In the end, the ruling on June 1 determined that the Court agreed that it wasn’t enough to convict Elonis based solely on the idea that a reasonable person would regard his communications as a threat and that negligence is not sufficient to support a conviction. Elonis’ lawyer, John P. Elwood, said that his client would post disclaimers on most of his posts that he was exercising his freedom of speech. He was quoted as saying, “The First Amendment’s basic command is that the government may not prohibit the expression of an idea simply because society finds it offensive or disagreeable.” (2)

In the end you have to ask yourself, how far would you go to exercise your rights and freedoms? Is a Facebook or any social media post of threatening nature appropriate in any case? The Supreme Court has made their decision, but various cases have had different outcomes based on what people have said and what was believed to be too “over the top.”

The Obama Twitter Threats

According to defamation actions; where a plaintiff in an action is a private citizen not within public eye, the law extends a lesser degree of constitutional protection to the statements at issue. (3) In one case, a 26-year-old man was sentenced to a year in prison for the Twitter threats he made online against somebody we have all come to know in public eye – President Barack Obama. The Alabama man, Jarvis M. Britton, sent a tweet in 2013 that said, “Let’s kill the president. F.E.A.R.” – which stood for “F— Everyone And Run.”

Threats are not typically protected under the First Amendment, as this case proved. Federal Law, in mostly all cases, makes it a felony offense to knowingly convey communication that contains information and threats to take the life of, kidnap, or inflict bodily harm upon the President of the United States. This can come with fines and up to five years of prison as a general punishment. Because he chose to put the threats out there on public social media, it was enough to make it illegal and Britton pleaded guilty that same year. He confessed to the fact that he believed what he did was wrong, apologized to the courts, and was ordered to serve three years of probation on top of the jail sentence he had already received. (4)

Lady Arrested For Threatening to Kill Cops

In another case that started April 2015, a woman was arrested after she wrote “death to all white cops nationwide” on her Facebook page. Ebony Dickens was arrested for terror-related charges a day after her paragraph-long rant against specifically white police officers. The 33-year-old admitted that she was plotting an attack and was even stated as saying she would kill at least fifteen the next day.

When it comes to threats like these, they are threats to be taken seriously. Even if the threat ends up falling short, which is the case for so many, when a threat is initiated that calls for the death of people publicly, police are called to look into the matter at hand. Atlanta Police caught wind of this specific post and tipped off police in her area, when they tracked it to her. Dickens ended up deleting her Facebook account hours before her arrest and was charged with disseminating information related to terrorist acts. As mentioned, every case will be different with different outcomes, but in the end, threats will be utilized and taken seriously. (5)
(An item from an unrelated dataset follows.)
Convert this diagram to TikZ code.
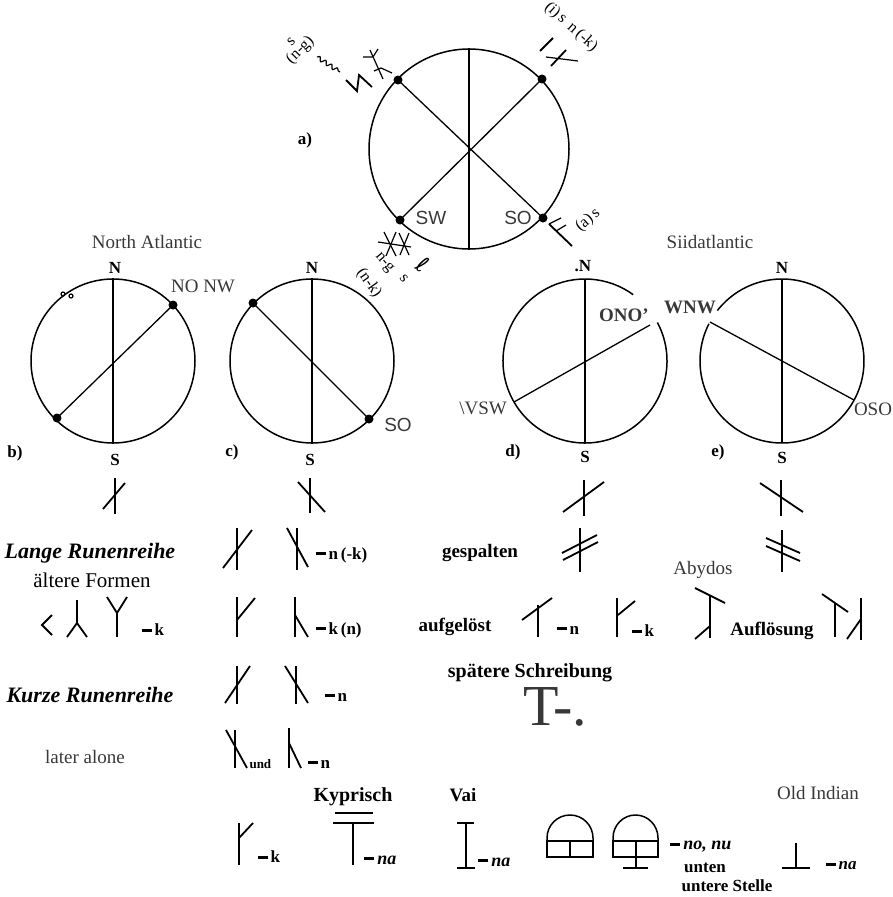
\documentclass[tikz,border=0pt]{standalone}
\usepackage{fontspec}
\setmainfont{Liberation Serif}
\setsansfont{Liberation Sans}
\newfontfamily\dvs{DejaVu Sans}
\usetikzlibrary{decorations.pathmorphing}
\newcommand{\fsz}[1]{\fontsize{#1}{#1}\selectfont}
\newcommand{\eqbar}{\rule[0.22em]{0.6em}{0.17em}\,}
\begin{document}
\begin{tikzpicture}[x=1pt,y=-1pt,
  circ/.style={draw, circle, line width=1.5pt, inner sep=0pt},
  dot/.style={circle, fill, inner sep=0pt, minimum size=9pt},
  ln/.style={line width=1.3pt},
  rn/.style={line width=1.8pt},
  thinrn/.style={line width=1.2pt},
  ov/.style={text=black!78, font=\fsz{19}},
  ovs/.style={text=black!78, font=\sffamily\fsz{19}},
  lbl/.style={font=\bfseries\fsz{17}},
  bigl/.style={font=\bfseries\fsz{19}},
  eq/.style={font=\bfseries\fsz{17}, anchor=west},
  sm/.style={font=\fsz{16}, inner sep=1pt}
]
\useasboundingbox (0,0) rectangle (893,897);

% ---------------- circle a
\node[circ, minimum size=200pt] (ca) at (469,149) {};
\draw[ln] (ca.north) -- (ca.south);
\node[dot] (aNW) at (398,80) {};
\node[dot] (aNE) at (542,79) {};
\node[dot] (aSW) at (400,220) {};
\node[dot] (aSO) at (543,218) {};
\draw[ln] (aNW.center) -- (aSO.center);
\draw[ln] (aNE.center) -- (aSW.center);
\node[lbl] (la) at (305,140) {a)};
\node[ovs] (tSW) at (431,218) {SW};
\node[ovs] (tSO) at (518,218) {SO};
% NW runes
\node[rotate=45, align=center, inner sep=1pt, font={\fontsize{16}{13}\selectfont}] (nwNG) at (297,47) {s\\(n-g)};
\draw[thinrn, decorate, decoration={snake, amplitude=2pt, segment length=7pt}] (317,57) -- (340,72);
\draw[rn] (346,80) -- (357,91) -- (359,75) -- (372,87);
\draw[thinrn] (370,50) -- (383,79);
\draw[thinrn] (363,57) -- (373,57) -- (378,49);
\draw[thinrn] (374,71) -- (381,68) -- (392,73);
% NE runes
\node[sm, rotate=-42] (neT) at (571,27) {(i)\,s\, n\,(-k)};
\draw[rn] (540,51) -- (553,38);
\draw[rn] (551,66) -- (566,50);
\draw[thinrn] (546,57) -- (578,61);
% SO runes
\draw[rn] (549,224) -- (572,246);
\draw[thinrn] (549,224) -- (561,218);
\draw[thinrn] (556,231) -- (566,225);
\node[sm, rotate=40] (soT) at (588,220) {(a)\,s};
% SW runes
\draw[thinrn] (378,242) -- (411,247);
\draw[thinrn] (384,232) -- (396,256);
\draw[thinrn] (396,232) -- (386,256);
\draw[thinrn] (399,233) -- (409,255);
\draw[thinrn] (409,233) -- (400,255);
\node[sm, rotate=-50] (swNG) at (384,263) {n-g};
\node[sm, rotate=-50] (swS) at (404,279) {s};
\node[sm, rotate=-55] (swNK) at (369,283) {(n-k)};
\node[font=\dvs\fsz{22}, rotate=-35] (swL) at (423,265) {ℓ};

% ---------------- titles
\node[ov] (tNA) at (147,242) {North Atlantic};
\node[ov] (tSA) at (710,242) {Siidatlantic};

% ---------------- circle b
\node[circ, minimum size=164pt] (cb) at (113,361) {};
\draw[thinrn] (cb.north) -- (cb.south);
\node[dot] (bNE) at (173,305) {};
\node[dot] (bSW) at (57,418) {};
\draw[ln] (bNE.center) -- (bSW.center);
\node[lbl] (bN) at (115,268) {N};
\node[lbl] (bS) at (115,460) {S};
\node[lbl] (bl) at (15,453) {b)};
\node[ov] (bNO) at (203,286) {NO NW};
\draw[line width=1.2pt] (63,294) circle (2);
\draw[line width=1.2pt] (71,296) circle (2);

% ---------------- circle c
\node[circ, minimum size=164pt] (cc) at (312,361) {};
\draw[thinrn] (cc.north) -- (cc.south);
\node[dot] (cNW) at (253,303) {};
\node[dot] (cSE) at (369,419) {};
\draw[ln] (cNW.center) -- (cSE.center);
\node[lbl] (cN) at (312,268) {N};
\node[lbl] (cS) at (310,460) {S};
\node[lbl] (cl) at (232,452) {c)};
\node[ovs] (cSO) at (398,425) {SO};

% ---------------- circle d
\coordinate (cd) at (585,361);
\draw[line width=1.5pt] (cd) ++(-28:82) arc[start angle=-28, end angle=306, radius=82];
\draw[thinrn] (585,279) -- (585,443);
\draw[line width=1.8pt] (585,325) -- (585,400);
\coordinate (dW) at (514,402);
\coordinate (dO) at (650,325);
\draw[ln] (dW) -- (dO);
\node[lbl] (dN) at (583,266) {.N};
\node[lbl] (dS) at (585,457) {S};
\node[lbl] (dl) at (513,452) {d)};
\node[ov, font=\bfseries\fsz{19}] (dONO) at (624,315) {ONO'};
\node[ov] (dVSW) at (483,408) {\textbackslash VSW};

% ---------------- circle e
\coordinate (ce) at (782,361);
\draw[line width=1.5pt] (ce) ++(218:82) arc[start angle=218, end angle=567, radius=82];
\draw[thinrn] (782,279) -- (782,361);
\draw[line width=2.2pt] (782,361) -- (782,443);
\coordinate (eW) at (710,322);
\coordinate (eO) at (854,400);
\draw[ln] (eW) -- (eO);
\node[lbl] (eN) at (782,268) {N};
\node[lbl] (eS) at (782,458) {S};
\node[lbl] (el) at (718,452) {e)};
\node[ov, font=\bfseries\fsz{19}] (eWNW) at (690,307) {WNW};
\node[ov] (eOSO) at (873,409) {OSO};

% ---------------- runes under circles
\draw[rn] (115,478) -- (115,514);  \draw[rn] (103,509) -- (125,483);
\draw[rn] (310,478) -- (310,513);  \draw[rn] (298,482) -- (325,512);
\draw[rn] (584,480) -- (584,516);  \draw[rn] (563,512) -- (604,482);
\draw[rn] (781,480) -- (781,516);  \draw[rn] (760,483) -- (803,512);

% ---------------- Lange Runenreihe
\node[font=\bfseries\itshape\fsz{22}] (lange) at (90,553) {Lange Runenreihe};
\node[font=\fsz{21}] (aelt) at (92,580) {ältere Formen};
\draw[rn] (237,528) -- (237,570);  \draw[rn] (223,568) -- (252,530);
\draw[rn] (297,528) -- (297,570);  \draw[rn] (287,528) -- (308,567);
\node[eq] (eq1) at (312,555) {\eqbar n\,(-k)};
\node[bigl] (gesp) at (480,553) {gespalten};
\draw[rn] (580,528) -- (580,572);
\draw[rn] (562,553) -- (597,535);  \draw[rn] (563,560) -- (598,542);
\draw[rn] (782,530) -- (782,572);
\draw[rn] (766,538) -- (800,553);  \draw[rn] (766,546) -- (800,561);
\node[ov] (abyd) at (703,570) {Abydos};

% row: < ⅄ Y = k
\draw[rn] (52,615) -- (42,625) -- (52,635);
\draw[rn] (77,600) -- (77,623); \draw[rn] (67,637) -- (77,623) -- (87,637);
\draw[rn] (107,597) -- (117,613) -- (127,597); \draw[rn] (117,613) -- (117,637);
\node[eq] (eqk) at (138,630) {\eqbar k};
\draw[rn] (237,597) -- (237,637);  \draw[rn] (237,620) -- (255,598);
\draw[rn] (295,597) -- (295,637);  \draw[rn] (295,615) -- (308,637);
\node[eq] (eqkn) at (312,630) {\eqbar k\,(n)};
\node[bigl] (aufg) at (455,627) {aufgelöst};
\draw[rn] (538,605) -- (538,637);  \draw[rn] (522,620) -- (552,598);
\node[eq] (eqn2) at (553,630) {\eqbar n};
\draw[rn] (617,598) -- (617,637);  \draw[rn] (618,615) -- (635,601);
\node[eq] (eqk2) at (628,631) {\eqbar k};
\draw[rn] (695,588) -- (725,603); \draw[rn] (710,595) -- (710,638); \draw[rn] (695,639) -- (710,626);
\node[bigl] (aufl) at (772,631) {Auflösung};
\draw[rn] (822,594) -- (848,612); \draw[rn] (835,603) -- (835,637);
\draw[rn] (861,598) -- (861,640); \draw[rn] (847,639) -- (861,619);

% ---------------- Kurze Runenreihe
\node[font=\bfseries\itshape\fsz{22}] (kurz) at (90,695) {Kurze Runenreihe};
\draw[rn] (237,666) -- (237,704);  \draw[rn] (225,703) -- (250,666);
\draw[rn] (296,666) -- (296,704);  \draw[rn] (285,666) -- (308,703);
\node[eq] (eqn3) at (321,697) {\eqbar n};
\node[font=\bfseries\fsz{20}] (spaet) at (530,673) {spätere Schreibung};
\node[ov, font=\fsz{58}] (tdot) at (555,707) {T-.};

% ---------------- later alone
\node[ov] (later) at (85,757) {later alone};
\draw[rn] (235,730) -- (235,768);  \draw[rn] (226,730) -- (247,768);
\node[font=\bfseries\fsz{13}, anchor=west] (und) at (246,764) {und};
\draw[rn] (289,728) -- (289,768);  \draw[rn] (289,743) -- (301,768);
\node[eq] (eqn4) at (304,764) {\eqbar n};

% ---------------- bottom row
\node[font=\bfseries\fsz{20}] (kypr) at (353,797) {Kyprisch};
\node[font=\bfseries\fsz{19}] (vai) at (463,795) {Vai};
\node[ov, font=\fsz{19}] (oind) at (818,793) {Old Indian};
\draw[rn] (239,823) -- (239,865);  \draw[rn] (239,838) -- (253,823);
\node[eq] (eqk5) at (254,857) {\eqbar k};
\draw[rn] (335,813) -- (373,813);
\draw[rn] (333,823) -- (374,823);  \draw[rn] (353,823) -- (353,865);
\node[eq, font=\bfseries\itshape\fsz{18}] (eqna1) at (360,860) {\eqbar na};
\draw[rn] (457,823) -- (474,823);  \draw[rn] (466,823) -- (466,868);  \draw[rn] (457,868) -- (475,868);
\node[eq, font=\bfseries\itshape\fsz{18}] (eqna2) at (474,862) {\eqbar na};
% domes
\draw[line width=1.5pt] (547,841) -- (547,838) arc[start angle=180, end angle=360, x radius=23, y radius=23] -- (593,841);
\draw[line width=1.5pt] (547,841) rectangle (593,857);
\draw[line width=1.5pt] (570,841) -- (570,857);
\draw[line width=1.5pt] (613,841) -- (613,838) arc[start angle=180, end angle=360, x radius=22.5, y radius=23] -- (658,841);
\draw[line width=1.5pt] (613,841) rectangle (658,857);
\draw[rn] (636,841) -- (636,868);  \draw[rn] (623,868) -- (648,868);
\node[eq, font=\bfseries\itshape\fsz{18}] (eqno) at (666,847) {\eqbar no, nu};
\node[font=\bfseries\fsz{17}] (unten) at (705,868) {unten};
\node[font=\bfseries\fsz{17}] (ustelle) at (727,886) {untere Stelle};
\draw[rn] (796,843) -- (796,868);  \draw[rn] (782,868) -- (810,868);
\node[eq, font=\bfseries\itshape\fsz{17}] (eqna3) at (822,866) {\eqbar na};
\end{tikzpicture}
\end{document}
People believe that First Amendment Protection will allow them to say any nasty thing they want to on the Internet, but this is not always the case. In many cases, it will lead to even nastier court hearings and arrests. These First Amendment rights, as many forget, are not absolute and free speech is not entirely as free as expected. Fighting words, obscenity, child pornography, misleading commercial speech, cyber bullying, and true threats are not protected under these laws. A true threat constitutes one that “a reasonable person would interpret as a real and serious communication of an intent to inflict harm”, and Supreme Court goes from there to make their decision on whether or not the speaker actually intended for the speech to become a threat. (6) In the case of Elonis, things may have worked out in his honor. However, for many others, this isn’t the case and one thing remains true: Watch what you post!